В конце декабря месяца 1937-го года, поздно ночью, вызывают всех из камеры и перегоняют в другую. Камера большая, совершенно пустая — ни кроватей, ни стола. Кто-то уже сидит на полу, кое-кто лежит на нём. Несмотря на ночь, никто не спит, все стараются разгадать, что всё это значит.

Рядом со мной заместитель председателя Николаевского городского Совета Сорель, а бок о бок с ним нумизмат из Армении Джалатян и профессор-историк Аватесян, а ещё чуть подальше — знакомый уже нам электрик Перепелица и дорожный мастер Струнин.

Как всегда, тихим голосом Джелатян приводит доводы за то, что нас готовят в этап. Спорить с ним не хочется, да и нет никаких к тому оснований. Ему приходилось сидеть в тюрьме и бывать в ссылке ещё до революции и потому, может, его интуиция сработает без ошибки.

Спрашиваю Сореля и Аватесяна о статьях и сроках. Оба имеют по десять лет. Осуждены Особым Совещанием к отбыванию наказания в исправительно-трудовых лагерях. Сорель «готовил покушение на Сталина», а Аватесян «готовил отделение Армении от Советского Союза». Как нам известно, Перепелица собирался «взорвать Харьковскую электростанцию», а Струнин «готовил крушение поезда Сталина».

Ничего себе подобралась Компания! Правда?

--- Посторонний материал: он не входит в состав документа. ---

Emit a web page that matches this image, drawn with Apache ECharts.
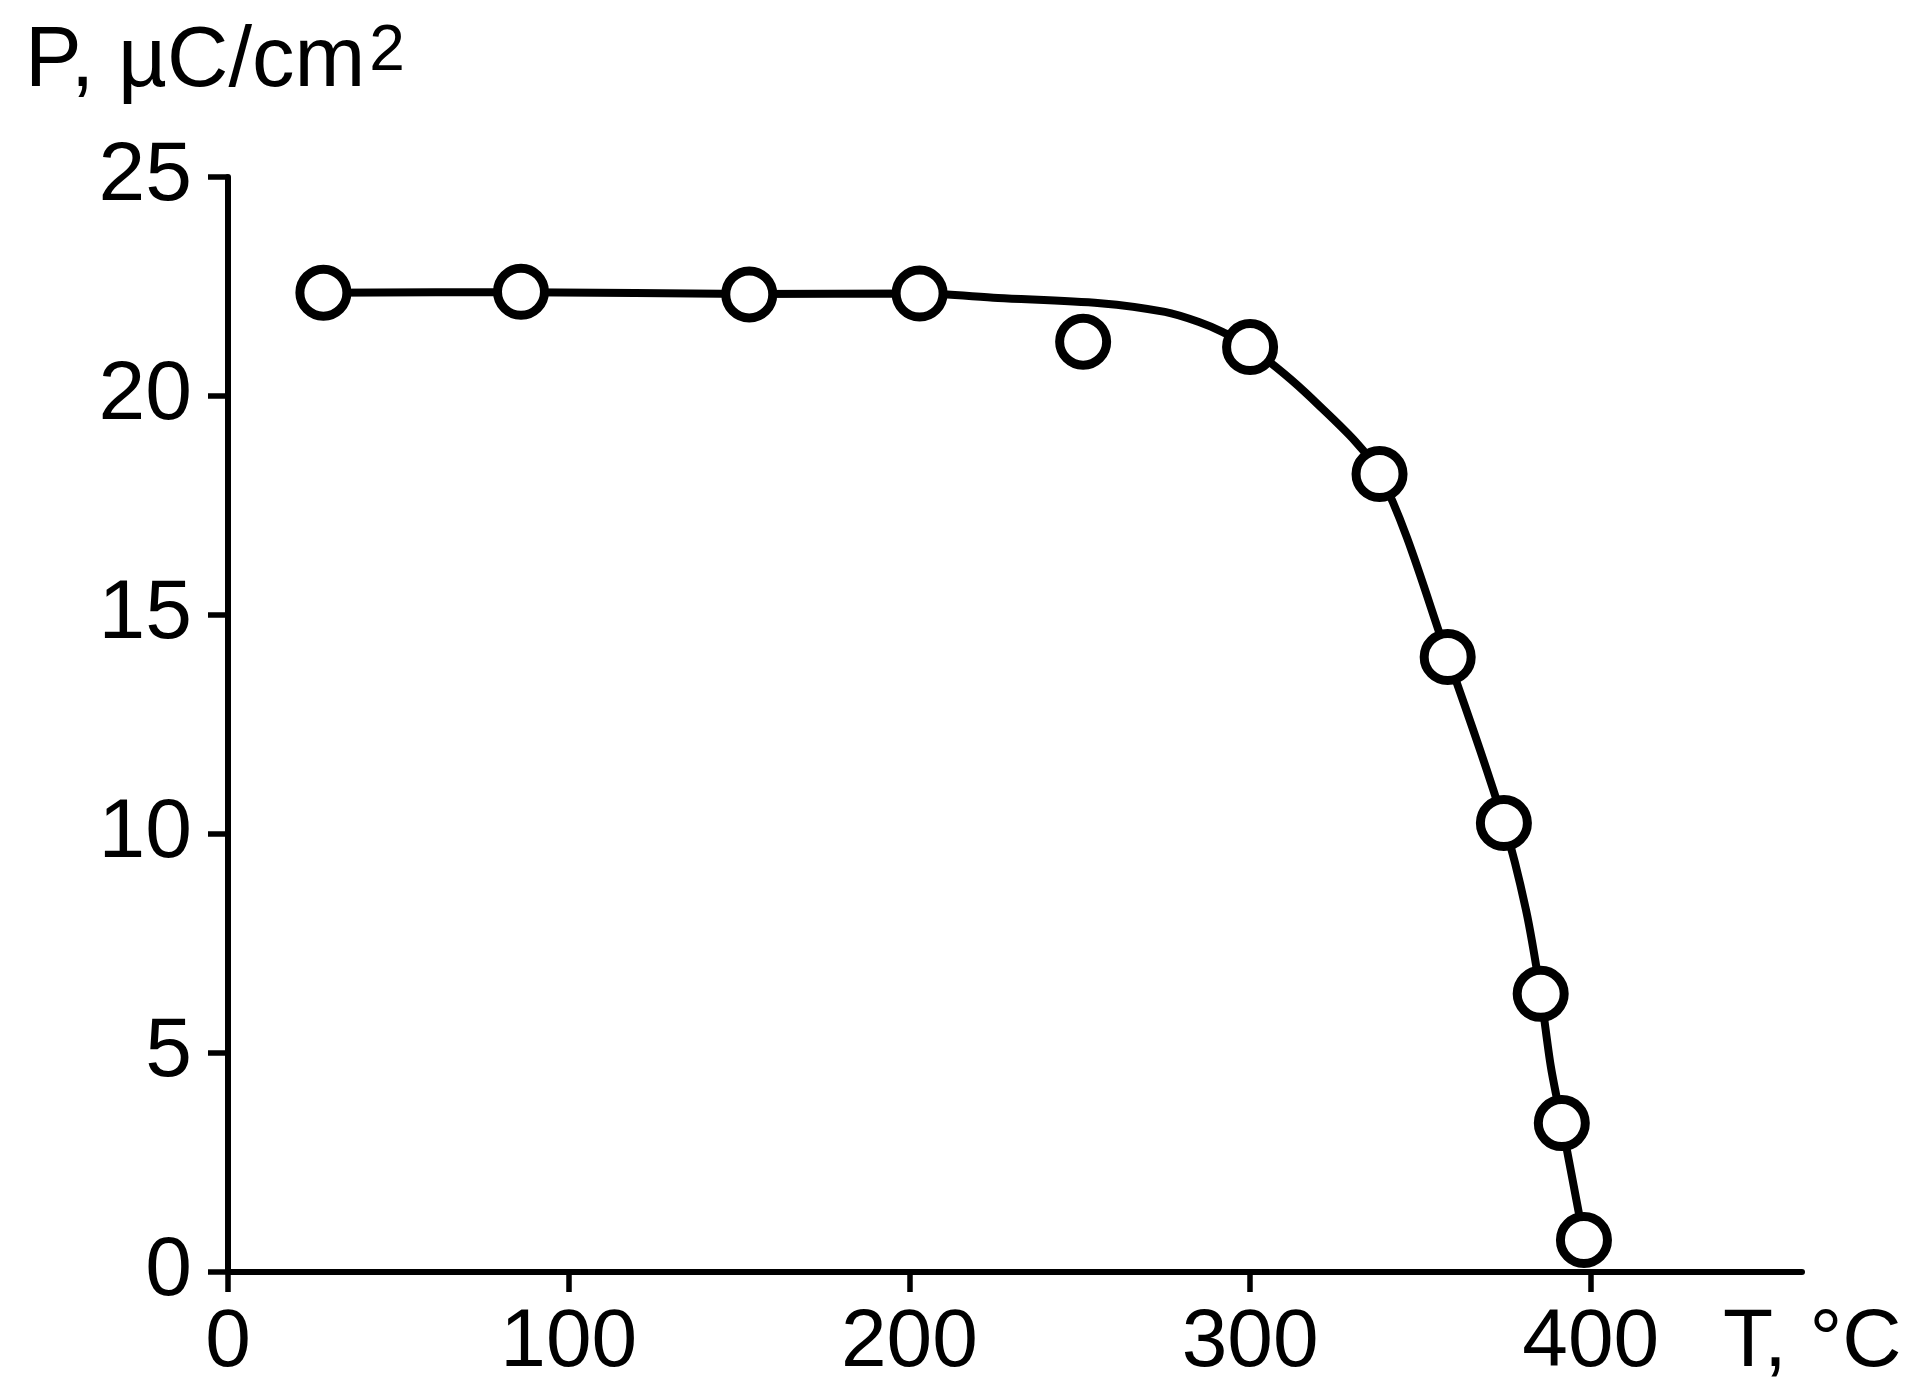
<!DOCTYPE html>
<html>
<head>
<meta charset="utf-8">
<script src="https://cdn.jsdelivr.net/npm/echarts@6/dist/echarts.min.js"></script>
<style>html,body{margin:0;padding:0;background:#fff;}#c{width:1912px;height:1397px;}</style>
</head>
<body>
<div id="c"></div>
<script>
// Measured points (T, °C ; P, µC/cm²)
const tempPoints = [28, 86, 153, 203, 251, 300, 338, 358, 374.5, 385.3, 391.5, 398];
const polPoints = [22.36, 22.38, 22.32, 22.34, 21.24, 21.12, 18.22, 14.04, 10.25, 6.35, 3.40, 0.73];
// Hand-drawn guide curve
const curveT = [28, 86, 153, 203, 226, 256, 275, 285, 292, 300, 318, 338, 358, 374.5, 381, 385.3, 388.3, 391.5, 398];
const curveP = [22.36, 22.37, 22.33, 22.34, 22.24, 22.12, 21.92, 21.69, 21.46, 21.12, 19.95, 18.22, 14.04, 10.25, 8.26, 6.35, 4.68, 3.40, 0.73];
const xTicks = [0, 100, 200, 300, 400];
const yTicks = [0, 5, 10, 15, 20, 25];

const FONT = 'Liberation Sans, Arial, sans-serif';
const chart = echarts.init(document.getElementById('c'), null, {renderer: 'canvas'});
chart.setOption({
  animation: false,
  backgroundColor: '#fff',
  grid: {left: 228, top: 177, right: 110, bottom: 125, containLabel: false},
  xAxis: {
    type: 'value', min: 0, max: 462, interval: 100,
    name: 'T, °C', nameLocation: 'end', nameGap: -79,
    nameTextStyle: {fontFamily: FONT, fontSize: 82, color: '#000', align: 'left', verticalAlign: 'top', padding: [30, 0, 0, 0]},
    axisLine: {show: true, onZero: false, lineStyle: {color: '#000', width: 6}},
    axisTick: {show: true, inside: false, length: 20, customValues: xTicks, lineStyle: {color: '#000', width: 5.5}},
    axisLabel: {fontFamily: FONT, fontSize: 82, color: '#000', margin: 30, customValues: xTicks},
    splitLine: {show: false}
  },
  yAxis: {
    type: 'value', min: 0, max: 25, interval: 5,
    name: '{a|P, µC/cm}{s|2}', nameLocation: 'end', nameGap: 72,
    nameTextStyle: {
      align: 'center', verticalAlign: 'bottom', padding: [0, 26, 0, 0],
      rich: {
        a: {fontFamily: FONT, fontSize: 85, color: '#000'},
        s: {fontFamily: FONT, fontSize: 64, lineHeight: 40, color: '#000', verticalAlign: 'top', padding: [0, 0, 0, 4]}
      }
    },
    axisLine: {show: true, onZero: false, lineStyle: {color: '#000', width: 6}},
    axisTick: {show: true, inside: false, length: 20, customValues: yTicks, lineStyle: {color: '#000', width: 5.5}},
    axisLabel: {fontFamily: FONT, fontSize: 84, color: '#000', margin: 36, customValues: yTicks},
    splitLine: {show: false}
  },
  series: [
    {
      type: 'line', name: 'curve',
      data: curveT.map((t, i) => [t, curveP[i]]),
      smooth: 0.3,
      showSymbol: false, symbol: 'none',
      lineStyle: {color: '#000', width: 8},
      z: 2
    },
    {
      type: 'scatter', name: 'P',
      data: tempPoints.map((t, i) => [t, polPoints[i]]),
      symbol: 'circle', symbolSize: 47,
      itemStyle: {color: '#fff', borderColor: '#000', borderWidth: 9, opacity: 1},
      z: 3
    }
  ]
});
</script>
</body>
</html>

За окном ещё темно. Отсчитали двадцать пять человек и повели в баню, где выдали собственные вещи и отобрали всё тюремное. Имеющим только лёгкое летнее платье, выдали старые, «десятого срока», телогрейки. Последнее было воспринято, как предвещающее какие-то перемены. Предположения Джелатяна стали принимать реальную форму. В камере, куда нас возвратили после бани, остававшихся там двадцати пяти человек не оказалось, наверное, повели туда, откуда только что привели нас. Вместо них нас встретил фотограф. В углу камеры установлена табуретка, по бокам её возвышаются мощные юпитеры — фотографируют в анфас и в профиль, предварительно подвешивая фанерки с какими-то номерами на грудь, а по том на левое плечо. В который уже раз фотографируют; никак не поймём, зачем столько снимков?!